No caso da literatura, o Pós-Modernismo se singulariza por possuir uma concepção lúdica de arte, por uma fragmentarismo textual (preferência pela fratura do texto), por ênfase na metalinguagem e por uma tendência à utilização deliberada da intertextualidade, quase sempre acompanhada de forte sentido irônico, como ressalta Umberto Eco (1985, p. 56-7). No que diz respeito às produções literárias pós-modernistas, conforme Domício Proença (1989, p. 373-391), as mesmas quadram-se em movimentos como o Concretismo, o Neoconcretismo, a Literatura-praxis, o Poema/processo, o Tropicalismo e a Poesia Marginal.
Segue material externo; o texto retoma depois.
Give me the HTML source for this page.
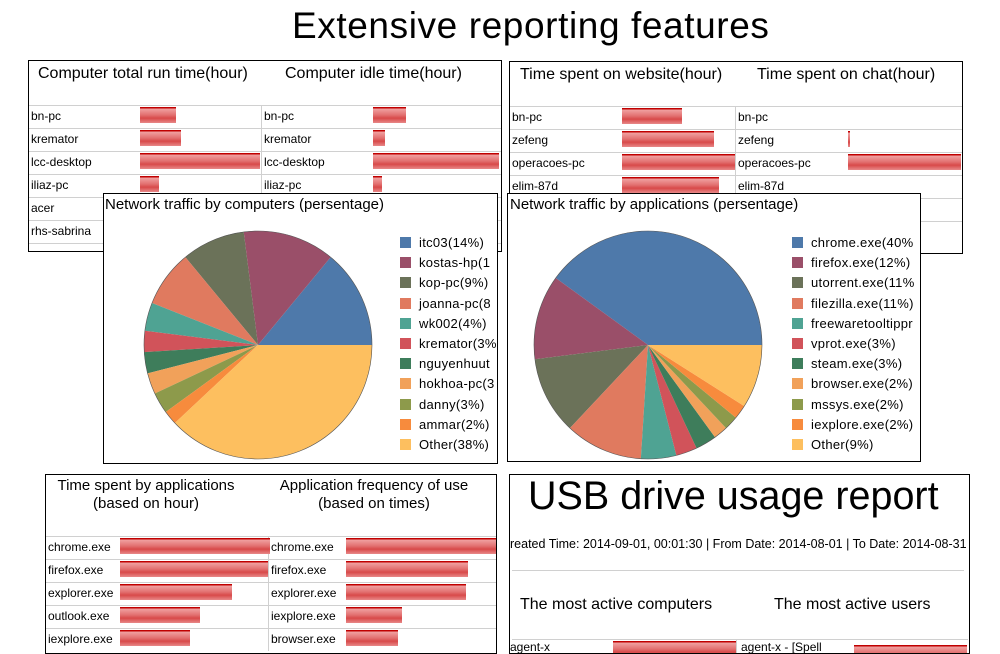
<!DOCTYPE html><html><head><meta charset="utf-8"><style>
body{margin:0;width:1000px;height:647px;background:#fff;overflow:hidden;position:relative;font-family:"Liberation Sans",sans-serif;}
.p{position:absolute;border:1px solid #000;background:#fff;overflow:hidden;box-sizing:border-box}
.t{position:absolute;font-size:16px;color:#000;white-space:nowrap}
.r{position:absolute;font-size:12px;color:#000;white-space:nowrap}
.hl{position:absolute;height:1px;background:#d0d0d0}
.vl{position:absolute;width:1px;background:#d0d0d0}
.b{position:absolute;height:16px;background:linear-gradient(#c00000 0,#c00000 1px,#f0a0a0 2px,#e27070 50%,#d84a4a 70%,#e88888 100%)}
.lg{position:absolute;font-size:13px;white-space:nowrap;letter-spacing:0.3px}
.lg i{display:inline-block;width:11px;height:11px;margin-right:8px;vertical-align:-1px}
</style></head><body>
<div class="t" style="left:292px;top:5px;font-size:37px;letter-spacing:0.6px">Extensive reporting features</div>

<div class="p" style="left:28px;top:60px;width:474px;height:192px">
<div class="t" style="left:9px;top:4px">Computer total run time(hour)</div>
<div class="t" style="left:256px;top:4px">Computer idle time(hour)</div>
<div id="tl"></div>
</div>

<div class="p" style="left:509px;top:61px;width:454px;height:193px">
<div class="t" style="left:10px;top:4px">Time spent on website(hour)</div>
<div class="t" style="left:247px;top:4px">Time spent on chat(hour)</div>
<div id="tr"></div>
</div>

<div class="p" style="left:103px;top:193px;width:395px;height:271px">
<div class="t" style="left:1px;top:2px;font-size:15px">Network traffic by computers (persentage)</div>
<svg width="395" height="271" style="position:absolute;left:0;top:0" id="pie1"></svg>
<div id="lg1"></div>
</div>

<div class="p" style="left:507px;top:193px;width:414px;height:269px">
<div class="t" style="left:2px;top:2px;font-size:15px">Network traffic by applications (persentage)</div>
<svg width="414" height="269" style="position:absolute;left:0;top:0" id="pie2"></svg>
<div id="lg2"></div>
</div>

<div class="p" style="left:45px;top:474px;width:452px;height:180px">
<div class="t" style="left:10px;top:2px;text-align:center;width:180px;line-height:18px;font-size:15px">Time spent by applications<br>(based on hour)</div>
<div class="t" style="left:228px;top:2px;text-align:center;width:200px;line-height:18px;font-size:15px">Application frequency of use<br>(based on times)</div>
<div id="bl"></div>
</div>

<div class="p" style="left:509px;top:474px;width:461px;height:180px">
<div class="t" style="left:18px;top:-1px;font-size:39.5px">USB drive usage report</div>
<div class="t" style="left:0px;top:62px;font-size:12.5px">reated Time: 2014-09-01, 00:01:30 | From Date: 2014-08-01 | To Date: 2014-08-31</div>
<div class="hl" style="left:2px;top:95px;width:452px"></div>
<div class="t" style="left:10px;top:121px">The most active computers</div>
<div class="t" style="left:264px;top:121px">The most active users</div>
<div class="hl" style="left:2px;top:164px;width:456px"></div>
<div class="vl" style="left:226px;top:164px;height:20px"></div>
<div class="r" style="left:0;top:165px">agent-x</div>
<div class="b" style="left:103px;top:166px;width:123px"></div>
<div class="r" style="left:231px;top:165px">agent-x - [Spell</div>
<div class="b" style="left:344px;top:170px;width:113px"></div>
</div>

<script>
function table(id,rows,top,rh,cx,c1,c2,wd){
 let h='';
 rows.forEach((r,i)=>{let y=top+i*rh;
  h+=`<div class="hl" style="left:0;top:${y}px;width:${wd}px"></div>`;
  h+=`<div class="vl" style="left:${cx}px;top:${y}px;height:${rh}px"></div>`;
  h+=`<div class="r" style="left:2px;top:${y+4}px">${r[0]}</div>`;
  if(r[1])h+=`<div class="b" style="left:${c1}px;top:${y+2}px;width:${r[1]}px"></div>`;
  h+=`<div class="r" style="left:${cx+3}px;top:${y+4}px">${r[2]}</div>`;
  if(r[3])h+=`<div class="b" style="left:${c2}px;top:${y+2}px;width:${r[3]}px"></div>`;
 });
 document.getElementById(id).innerHTML=h;
}
table('tl',[['bn-pc',36,'bn-pc',33],['kremator',41,'kremator',12],['lcc-desktop',120,'lcc-desktop',126],['iliaz-pc',19,'iliaz-pc',9],['acer',0,'',0],['rhs-sabrina',0,'',0],['',0,'',0]],44,23,232,111,344,474);
table('tr',[['bn-pc',60,'bn-pc',0],['zefeng',92,'zefeng',2],['operacoes-pc',113,'operacoes-pc',113],['elim-87d',97,'elim-87d',0],['',0,'',0],['',0,'',0]],44,23,225,112,338,454);
table('bl',[['chrome.exe',150,'chrome.exe',150],['firefox.exe',148,'firefox.exe',122],['explorer.exe',112,'explorer.exe',120],['outlook.exe',80,'iexplore.exe',56],['iexplore.exe',70,'browser.exe',52]],61,23,222,74,300,452);
function pie(id,cx,cy,r,data){
 let a=0,s='';
 data.forEach(d=>{let a2=a+d[0]*3.6*Math.PI/180;
  let x1=cx+r*Math.cos(a),y1=cy-r*Math.sin(a),x2=cx+r*Math.cos(a2),y2=cy-r*Math.sin(a2);
  s+=`<path d="M${cx},${cy}L${x1},${y1}A${r},${r} 0 ${a2-a>Math.PI?1:0} 0 ${x2},${y2}Z" fill="${d[1]}"/>`;a=a2;});
 s+=`<circle cx="${cx}" cy="${cy}" r="${r}" fill="none" stroke="#555" stroke-width="0.6"/>`;
 document.getElementById(id).innerHTML=s;
}
const C=['#4e79aa','#9a4f69','#6b7259','#e07a5f','#4fa393','#d1535a','#3e7d5b','#f1a15a','#8d9a4b','#f78b3d','#fdbf5f'];
pie('pie1',154,151,114,[[14,C[0]],[13,C[1]],[9,C[2]],[8,C[3]],[4,C[4]],[3,C[5]],[3,C[6]],[3,C[7]],[3,C[8]],[2,C[9]],[38,C[10]]]);
pie('pie2',140,151,114,[[40,C[0]],[12,C[1]],[11,C[2]],[11,C[3]],[5,C[4]],[3,C[5]],[3,C[6]],[2,C[7]],[2,C[8]],[2,C[9]],[9,C[10]]]);
function lg(id,x,y,items){let h='';items.forEach((t,i)=>h+=`<div class="lg" style="left:${x}px;top:${y+i*20.2}px"><i style="background:${C[i]}"></i>${t}</div>`);document.getElementById(id).innerHTML=h;}
lg('lg1',296,41,['itc03(14%)','kostas-hp(1','kop-pc(9%)','joanna-pc(8','wk002(4%)','kremator(3%','nguyenhuut','hokhoa-pc(3','danny(3%)','ammar(2%)','Other(38%)']);
lg('lg2',284,41,['chrome.exe(40%','firefox.exe(12%)','utorrent.exe(11%','filezilla.exe(11%)','freewaretooltippr','vprot.exe(3%)','steam.exe(3%)','browser.exe(2%)','mssys.exe(2%)','iexplore.exe(2%)','Other(9%)']);
</script>
</body></html>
O Concretismo, ainda segundo Domício Proença, pretende ser “projeto geral de nova informação estética, inscrito em cheio no horizonte de nova civilização técnica, situado em nosso tempo, humana e vivencialmente presente”. Os poemas concretos, apoiados na palavra “coisa”, nela se centralizam, num procedimento antidiscursivo, caracterizando-se por uma estruturação óptico-sonora, irreversível e funcional e, por assim dizer, geradora de idéia, criando uma entidade todo-dinâmica de palavras dúcteis, moldáveis, amalgamáveis, à disposição do poema. Deste movimento, destacam-se poetas como Oswald de Andrade, João Cabral de Melo Neto, Ferreira Gullar, etc.
O Neoconcretismo surgiu de uma primeira cisão no movimento da poesia concreta. E envolve uma tomada de posição relacionada não apenas com a literatura, mas com outras artes, como a pintura, a gravura e a escultura. Pronunciam-se contra o predomínio da tecnocracia, da máquina e da cibernética e propõem-se dimensões metafísicas. Destaque para os poetas Ferreira Gullar (novamente) e Reynaldo Jardim.
O movimento da Literatura-praxis nasceu de uma ruptura no grupo dos concretistas. Para o poeta-praxis, a palavra não é um elemento subsidiário da poesia, é a própria matéria-prima transformável, além disso, o poema não é entendido como objeto estático e fechado, mas como um produto dinâmico, passível de transformação pela interferência ou manipulação do leitor. Participam deste movimento os poetas Mário Chamie e Cassiano Ricardo.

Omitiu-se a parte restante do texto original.